The Vertical Integration Gamble: A New Frontier for Cybersecurity Threats
Elon Musk's strategic decision to merge his artificial intelligence venture, xAI, into SpaceX is not merely a corporate restructuring; it is the birth of a new kind of entity that fundamentally reshapes the cybersecurity and geopolitical landscape. This consolidation creates a vertically integrated technology superpower, controlling the full stack from physical space infrastructure (rockets, satellites), global communications networks (Starlink), and social media data (X/Twitter) to the development of frontier AI models. For the cybersecurity community, this represents an unprecedented convergence of attack surfaces and a paradigm shift in risk assessment.
The core technical ambition driving the merger, as reported, is the development of space-based data centers. This concept moves critical computational infrastructure—potentially hosting advanced AI training clusters—into low Earth orbit. While this could offer benefits like latency reduction for global services and unique data-gathering perspectives, it introduces novel threat vectors. Cybersecurity protocols for terrestrial data centers are well-established, but securing orbital infrastructure against kinetic (anti-satellite weapons), electronic (jamming, spoofing), and cyber-physical attacks is a nascent field. A successful breach could not only lead to data theft but also to the hijacking or destruction of billion-dollar assets, with cascading effects on global connectivity.
The Concentration Risk: A Singular, High-Value Target
The merger creates what is arguably the most concentrated high-value target in the private sector. Previously, risks were distributed across separate companies: a breach at xAI would compromise AI models, an attack on SpaceX could disrupt launch operations, and a hack of X would affect social data. Now, a sophisticated adversary—likely a nation-state—could potentially orchestrate a campaign that compromises the integrated entity, gaining access to a terrifying triad: control over space launch and satellite infrastructure, proprietary advanced AI systems (including potentially autonomous systems referenced in reports drawing parallels to '2001: A Space Odyssey'), and the massive real-time data stream from a global social network. This concentration challenges traditional cyber defense postures, which are often designed around perimeter defense for discrete organizations.
Geopolitical and Regulatory Black Hole
The geopolitical ramifications are profound. This new entity operates at the intersection of three domains—space, AI, and information—each of which is a battleground for international influence. By controlling Starlink's communication backbone, the company can influence information flows during conflicts, as preliminarily seen in Ukraine. By merging with an AI lab, it gains the potential to deploy AI-driven analysis or even decision-making tools across that network.

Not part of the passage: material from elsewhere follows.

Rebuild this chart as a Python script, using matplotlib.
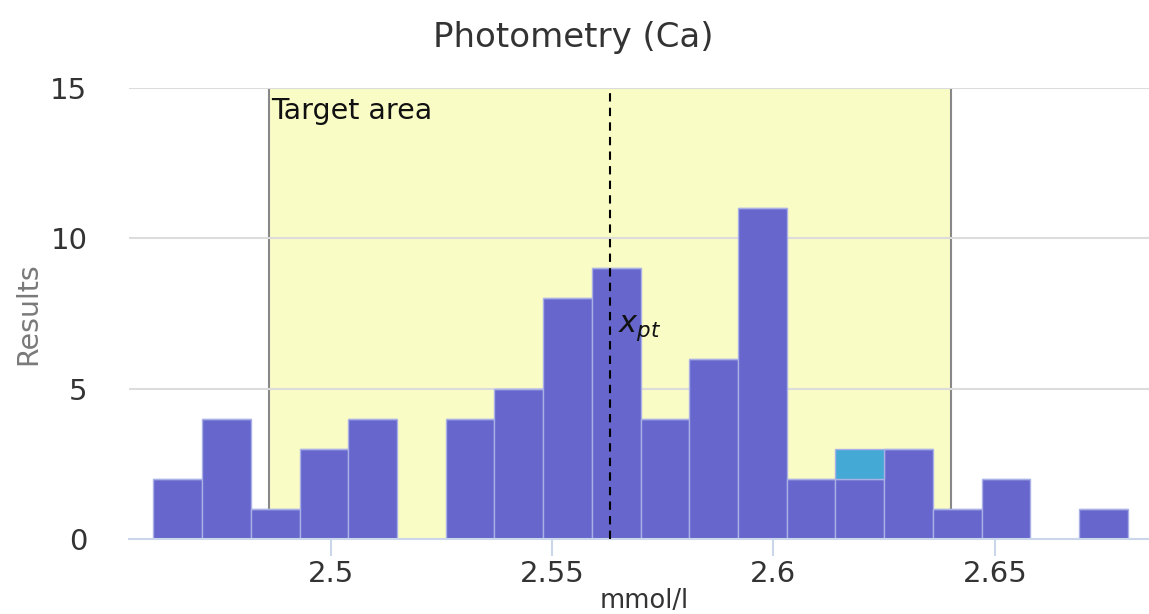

This fusion places a private corporation in a position of immense strategic power, rivaling that of nations, yet it operates outside the traditional bounds of national security oversight and international treaties governing space and arms control.
Regulators in the US, EU, and elsewhere are ill-equipped to handle this convergence. Antitrust bodies look at market competition; communications regulators look at spectrum and networks; and emerging AI offices look at model safety. None have a mandate to assess the systemic security risk of a private entity that blends all these domains. This creates a 'regulatory black hole' where the most significant risks may fall between the cracks of bureaucratic jurisdictions.
Implications for Cybersecurity Professionals
For CISOs and security teams, especially those in critical infrastructure, aerospace, and AI sectors, this merger necessitates a strategic rethink:
- Supply Chain & Third-Party Risk: Any reliance on SpaceX (launches), Starlink (connectivity), or future xAI-powered services now carries a compounded risk profile. Due diligence must evolve to assess the cybersecurity maturity of this integrated behemoth.
- Threat Modeling: Models must now account for threats originating from or through orbital infrastructure. This includes scenarios like satellite communication links being used as a pivot point into terrestrial networks or AI models in space being poisoned with data collected from the orbital environment.
- AI Security (AISec) & Space Systems: The field of AISec must expand to cover the unique vulnerabilities of AI systems deployed in space, where physical access for patching is impossible, and communication delays can hinder real-time oversight, potentially leading to autonomous systems making flawed decisions.
- Data Sovereignty & Jurisdiction: Where is data processed and stored when the server is in orbit? This complicates compliance with GDPR, CCPA, and other data protection regimes, creating legal and technical gray zones that attackers could exploit.
Conclusion: A Call for Proactive Collaboration
The SpaceX-xAI merger is a wake-up call. It demonstrates how technological convergence can outpace our security and governance frameworks. The cybersecurity community, alongside policymakers and international bodies, must engage proactively. This involves developing new security standards for orbital infrastructure, creating cross-domain regulatory cooperation, and investing in research to understand the novel vulnerabilities of integrated space-AI systems. The goal cannot be to stifle innovation but to ensure that this bold step into a new technological era does not create systemic vulnerabilities that threaten global security and stability. The gamble of vertical integration must be met with an equally ambitious and integrated approach to security.